__Aim of the task__.
Retype each line of the material exactly, please, skipping any picture in it.

__Dataset content__.
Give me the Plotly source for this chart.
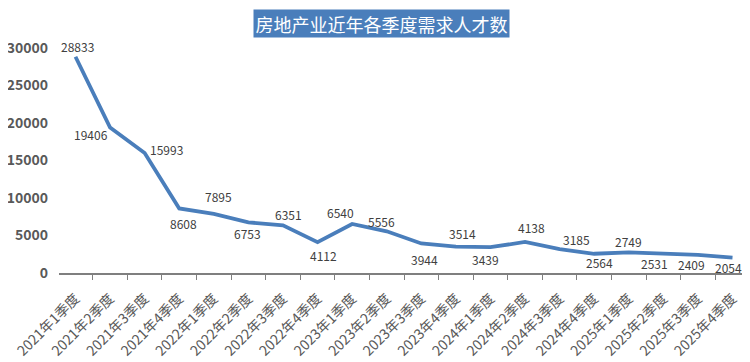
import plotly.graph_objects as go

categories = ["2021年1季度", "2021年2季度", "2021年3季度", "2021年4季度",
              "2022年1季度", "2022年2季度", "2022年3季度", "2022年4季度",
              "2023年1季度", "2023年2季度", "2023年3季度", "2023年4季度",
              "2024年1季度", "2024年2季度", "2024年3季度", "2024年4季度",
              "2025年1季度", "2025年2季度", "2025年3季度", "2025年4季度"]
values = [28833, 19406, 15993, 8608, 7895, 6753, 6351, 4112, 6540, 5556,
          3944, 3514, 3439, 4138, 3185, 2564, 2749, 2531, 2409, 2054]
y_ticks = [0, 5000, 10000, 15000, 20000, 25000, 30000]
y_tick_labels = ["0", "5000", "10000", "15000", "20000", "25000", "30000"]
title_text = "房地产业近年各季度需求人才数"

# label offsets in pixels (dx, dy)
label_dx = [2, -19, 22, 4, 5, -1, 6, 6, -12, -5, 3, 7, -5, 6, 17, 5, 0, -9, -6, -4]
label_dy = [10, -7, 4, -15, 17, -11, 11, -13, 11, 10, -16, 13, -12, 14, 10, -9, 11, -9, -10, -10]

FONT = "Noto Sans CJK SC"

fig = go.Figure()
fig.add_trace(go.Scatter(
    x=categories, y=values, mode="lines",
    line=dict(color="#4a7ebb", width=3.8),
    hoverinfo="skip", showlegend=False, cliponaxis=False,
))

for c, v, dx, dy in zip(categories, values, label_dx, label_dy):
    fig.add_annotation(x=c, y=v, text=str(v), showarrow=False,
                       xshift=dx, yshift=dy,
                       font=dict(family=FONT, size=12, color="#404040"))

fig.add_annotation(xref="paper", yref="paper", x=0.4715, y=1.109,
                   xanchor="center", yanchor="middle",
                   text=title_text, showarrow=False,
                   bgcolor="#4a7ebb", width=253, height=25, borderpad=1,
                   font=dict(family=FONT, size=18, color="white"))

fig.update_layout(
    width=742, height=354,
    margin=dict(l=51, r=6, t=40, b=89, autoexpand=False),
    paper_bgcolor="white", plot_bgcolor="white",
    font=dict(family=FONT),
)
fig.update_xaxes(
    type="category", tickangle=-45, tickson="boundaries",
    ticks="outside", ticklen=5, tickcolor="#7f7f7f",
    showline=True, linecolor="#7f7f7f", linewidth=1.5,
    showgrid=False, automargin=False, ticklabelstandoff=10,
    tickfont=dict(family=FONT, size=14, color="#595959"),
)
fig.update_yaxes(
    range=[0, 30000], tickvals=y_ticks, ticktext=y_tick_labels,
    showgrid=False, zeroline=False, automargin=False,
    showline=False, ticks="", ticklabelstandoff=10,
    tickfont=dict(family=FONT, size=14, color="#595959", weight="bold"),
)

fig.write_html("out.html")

__Answer to the task__.
Give me the Plotly source for this chart.
import plotly.graph_objects as go

categories = ["2021年1季度", "2021年2季度", "2021年3季度", "2021年4季度",
              "2022年1季度", "2022年2季度", "2022年3季度", "2022年4季度",
              "2023年1季度", "2023年2季度", "2023年3季度", "2023年4季度",
              "2024年1季度", "2024年2季度", "2024年3季度", "2024年4季度",
              "2025年1季度", "2025年2季度", "2025年3季度", "2025年4季度"]
values = [28833, 19406, 15993, 8608, 7895, 6753, 6351, 4112, 6540, 5556,
          3944, 3514, 3439, 4138, 3185, 2564, 2749, 2531, 2409, 2054]
y_ticks = [0, 5000, 10000, 15000, 20000, 25000, 30000]
y_tick_labels = ["0", "5000", "10000", "15000", "20000", "25000", "30000"]
title_text = "房地产业近年各季度需求人才数"

# label offsets in pixels (dx, dy)
label_dx = [2, -19, 22, 4, 5, -1, 6, 6, -12, -5, 3, 7, -5, 6, 17, 5, 0, -9, -6, -4]
label_dy = [10, -7, 4, -15, 17, -11, 11, -13, 11, 10, -16, 13, -12, 14, 10, -9, 11, -9, -10, -10]

FONT = "Noto Sans CJK SC"

fig = go.Figure()
fig.add_trace(go.Scatter(
    x=categories, y=values, mode="lines",
    line=dict(color="#4a7ebb", width=3.8),
    hoverinfo="skip", showlegend=False, cliponaxis=False,
))

for c, v, dx, dy in zip(categories, values, label_dx, label_dy):
    fig.add_annotation(x=c, y=v, text=str(v), showarrow=False,
                       xshift=dx, yshift=dy,
                       font=dict(family=FONT, size=12, color="#404040"))

fig.add_annotation(xref="paper", yref="paper", x=0.4715, y=1.109,
                   xanchor="center", yanchor="middle",
                   text=title_text, showarrow=False,
                   bgcolor="#4a7ebb", width=253, height=25, borderpad=1,
                   font=dict(family=FONT, size=18, color="white"))

fig.update_layout(
    width=742, height=354,
    margin=dict(l=51, r=6, t=40, b=89, autoexpand=False),
    paper_bgcolor="white", plot_bgcolor="white",
    font=dict(family=FONT),
)
fig.update_xaxes(
    type="category", tickangle=-45, tickson="boundaries",
    ticks="outside", ticklen=5, tickcolor="#7f7f7f",
    showline=True, linecolor="#7f7f7f", linewidth=1.5,
    showgrid=False, automargin=False, ticklabelstandoff=10,
    tickfont=dict(family=FONT, size=14, color="#595959"),
)
fig.update_yaxes(
    range=[0, 30000], tickvals=y_ticks, ticktext=y_tick_labels,
    showgrid=False, zeroline=False, automargin=False,
    showline=False, ticks="", ticklabelstandoff=10,
    tickfont=dict(family=FONT, size=14, color="#595959", weight="bold"),
)

fig.write_html("out.html")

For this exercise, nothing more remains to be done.